This is some hack I put together for myself but I think it could be useful if adopted by Firefox.
I keep my bookmarks in an XML file.
The reason for using a file (as opposed to the browser’s built-in system) is because I share those bookmarks between 5 browsers spread over 4 computers. I also keep the file in CVS for syncing between the different PCs.
The reason I store them in XML format is so I can separate the presentation from the data. I generate HTML from it using XSLT (IE and Firefox do this automatically).
One of the nice things about this is that I can generate a table of contents for the categories (it’s a long file, so these link to each section).
Recently I added to this by adding a “favourite” attribute to my more commonly used bookmarks then tweaking my XSLT to pick out all the favourites and put them all at the top of the page.
So far, so good.
It then occured to me that I could generate an RSS feed (again using XSLT) from my favourites and have that as a live bookmark in Firefox.

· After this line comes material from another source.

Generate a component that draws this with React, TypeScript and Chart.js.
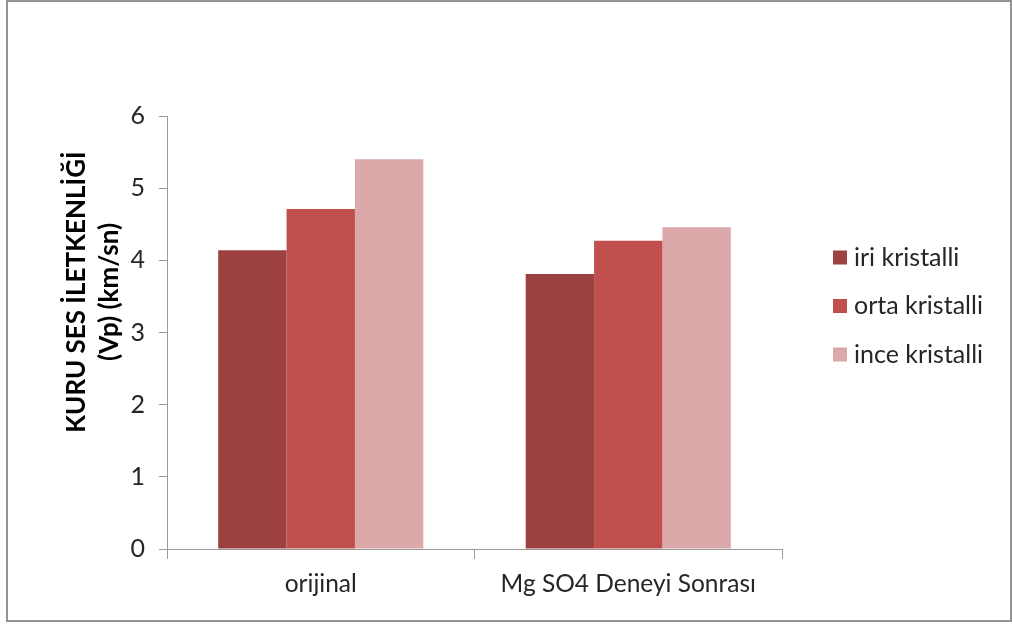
import React, { useEffect, useRef } from "react";
import { Chart, registerables } from "chart.js";

Chart.register(...registerables);

const categories = ["orijinal", "Mg SO4 Deneyi Sonrası"];
const seriesNames = ["iri kristalli", "orta kristalli", "ince kristalli"];
const iriValues = [4.14, 3.81];
const ortaValues = [4.71, 4.27];
const inceValues = [5.4, 4.46];
const seriesColors = ["#9D4040", "#C0504D", "#DBA9A9"];
const yTicks = [0, 1, 2, 3, 4, 5, 6];
const yTitle = ["KURU SES İLETKENLİĞİ", "(Vp) (km/sn)"];

const FONT = "Lato, 'Open Sans', sans-serif";
const TEXT = "#262626";
const AXIS = "#9a9a9a";

const legendPlugin = {
  id: "sideLegend",
  afterDraw(chart: any) {
    const ctx = chart.ctx;
    ctx.save();
    ctx.font = `25px ${FONT}`;
    ctx.textBaseline = "middle";
    ctx.textAlign = "left";
    chart.data.datasets.forEach((ds: any, i: number) => {
      const y = 257.5 + i * 48.5;
      ctx.fillStyle = ds.backgroundColor;
      ctx.fillRect(833, y - 7, 14, 14);
      ctx.fillStyle = TEXT;
      ctx.fillText(ds.label, 854, y);
    });
    ctx.restore();
  },
};

const yTitlePlugin = {
  id: "yTitle",
  afterDraw(chart: any) {
    const ctx = chart.ctx;
    ctx.save();
    ctx.font = `bold 26px ${FONT}`;
    ctx.fillStyle = "#000";
    ctx.textAlign = "center";
    ctx.textBaseline = "middle";
    ctx.translate(77, 292);
    ctx.rotate(-Math.PI / 2);
    yTitle.forEach((line, i) => {
      ctx.fillText(line, 0, i * 33);
    });
    ctx.restore();
  },
};

export default function App() {
  const ref = useRef<HTMLCanvasElement | null>(null);
  useEffect(() => {
    if (!ref.current) return;
    const values = [iriValues, ortaValues, inceValues];
    const chart = new Chart(ref.current, {
      type: "bar",
      data: {
        labels: categories,
        datasets: seriesNames.map((name, i) => ({
          label: name,
          data: values[i],
          backgroundColor: seriesColors[i],
          borderWidth: 0,
          categoryPercentage: 0.667,
          barPercentage: 1.0,
        })),
      },
      options: {
        animation: false,
        responsive: false,
        layout: { padding: { left: 50, right: 230, top: 116, bottom: 27 } },
        plugins: {
          legend: { display: false },
          tooltip: { enabled: false },
        },
        scales: {
          x: {
            grid: {
              display: true,
              offset: true,
              drawOnChartArea: false,
              drawTicks: true,
              tickLength: 10,
              color: AXIS,
              lineWidth: 1,
            },
            border: { display: true, color: AXIS, width: 1 },
            ticks: {
              color: TEXT,
              font: { family: FONT, size: 24.5 },
              padding: 10,
              maxRotation: 0,
              autoSkip: false,
            },
            afterFit: (scale: any) => {
              scale.height = 50;
            },
          },
          y: {
            min: 0,
            max: 6,
            afterBuildTicks: (scale: any) => {
              scale.ticks = yTicks.map((v) => ({ value: v }));
            },
            grid: {
              display: true,
              drawOnChartArea: false,
              drawTicks: true,
              tickLength: 8,
              color: AXIS,
            },
            border: { display: true, color: AXIS, width: 1 },
            ticks: {
              color: TEXT,
              font: { family: FONT, size: 25 },
              padding: 14,
            },
            afterFit: (scale: any) => {
              scale.width = 117;
            },
          },
        },
      },
      plugins: [legendPlugin, yTitlePlugin],
    });
    return () => chart.destroy();
  }, []);

  return (
    <div
      style={{
        position: "fixed",
        left: 0,
        top: 0,
        width: 1012,
        height: 626,
        background: "#fff",
      }}
    >
      <canvas
        ref={ref}
        width={1012}
        height={626}
        style={{ position: "absolute", left: 0, top: 0, width: 1012, height: 626 }}
      />
      <div
        style={{
          position: "absolute",
          left: 6,
          top: 0,
          width: 1006,
          height: 622,
          boxSizing: "border-box",
          border: "2px solid #939393",
          pointerEvents: "none",
        }}
      />
    </div>
  );
}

This is great, now all the pages I access frequently are in a drop-down list in my toolbar, and all I have to do to update them is add/remove favourite attributes from my XML file (ahem, then regenerate the RSS feed – but that’s now scheduled automatically).
This works great for me – but is obviously too clunky and downright byzantine for your average Joe.
But what if Firefox could do this automatically?
It would have to allow you to flag a bookmark as a “favourite” then it could internally generate an RSS feed for it – heck, it could even track which bookmarks you access and do it from that.
This may even be do-able as a Firefox extension.
Or is it only geeks like me that think this would be useful?